Nach Angaben der Weltgesundheitsorganisation WHO sind bis zu 50 Prozent der Erkrankten, die sich in den vergangenen Jahren dort auf Vogelfarmen oder auf Wildtiermärkten angesteckt haben, daran gestorben. In Deutschland hat sich nach Angaben des Robert Koch-Instituts bisher noch kein Mensch mit einem Vogelgrippevirus angesteckt.
Impfungen für gefährdete Gruppen in Finnland
Zu den Schutzmaßnahmen in Deutschland gehört die Überwachung der Milchkuhherden und der Milch durch das FLI. Und die Empfehlung, die geltenden Schutzmaßnahmen in den Ställen einzuhalten, auf Besonderheiten verstärkt zu achten und diese zu melden.
In Finnland können sich dagegen bereits Menschen gegen das Vogelgrippevirus impfen lassen. Das Angebot gilt für Menschen, die zum Beispiel auf Pelztierfarmen oder als Tierärzte arbeiten.
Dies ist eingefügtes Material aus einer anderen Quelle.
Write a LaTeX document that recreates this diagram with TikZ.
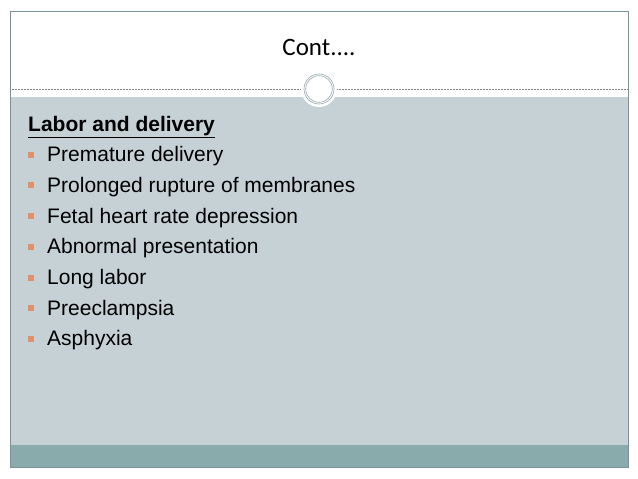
\documentclass[tikz,border=0pt]{standalone}
\usepackage{fontspec}
\setmainfont{Liberation Sans}
\newfontfamily\titlefont{Carlito}
\definecolor{panel}{HTML}{C6D1D6}
\definecolor{band}{HTML}{8AABAC}
\definecolor{frame}{HTML}{7A9398}
\definecolor{bul}{HTML}{E0906A}
\begin{document}
\begin{tikzpicture}[x=1pt,y=-1pt,
  item/.style={anchor=base west,font=\fontsize{21}{23}\selectfont,inner sep=0pt},
  bulletbox/.style={fill=bul,minimum size=6pt,inner sep=0pt}]
\useasboundingbox (0,0) rectangle (638,479);
\fill[white] (0,0) rectangle (638,479);
\fill[panel] (10,97) rectangle (628,445);
\fill[band] (10,445) rectangle (628,467);
\draw[frame,line width=0.8pt] (10,11) rectangle (628,467);
\draw[gray,densely dotted,line width=0.5pt] (10,89) -- (628,89);
\fill[white] (319,89) circle (18);
\draw[frame!80,line width=0.6pt] (319,89) circle (15);
\draw[frame!80,line width=0.6pt] (319,89) circle (13.3);
\node[anchor=base,font=\titlefont\fontsize{25}{27}\selectfont,inner sep=0pt] (title) at (319,56) {Cont....};
\node[item,font=\bfseries\fontsize{21}{23}\selectfont] (head) at (28,131) {\underline{Labor and delivery}};
\foreach \t [count=\i] in {Premature delivery,Prolonged rupture of membranes,Fetal heart rate depression,Abnormal presentation,Long labor,Preeclampsia,Asphyxia}{
  \node[item] (b\i) at (47,131+30.7*\i) {\t};
  \node[bulletbox] (s\i) at (31,124+30.7*\i) {};
}
\end{tikzpicture}
\end{document}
Wie gut diese Impfung schützt, ist noch nicht klar, eben weil H5N1 noch nicht unter Menschen zirkuliert.
Aber fest steht: Je mehr Anpassungen es durchläuft, an Menschen und andere Säugetiere, desto größer ist die Wahrscheinlichkeit, dass H5N1 die nächste humane Pandemie auslösen wird.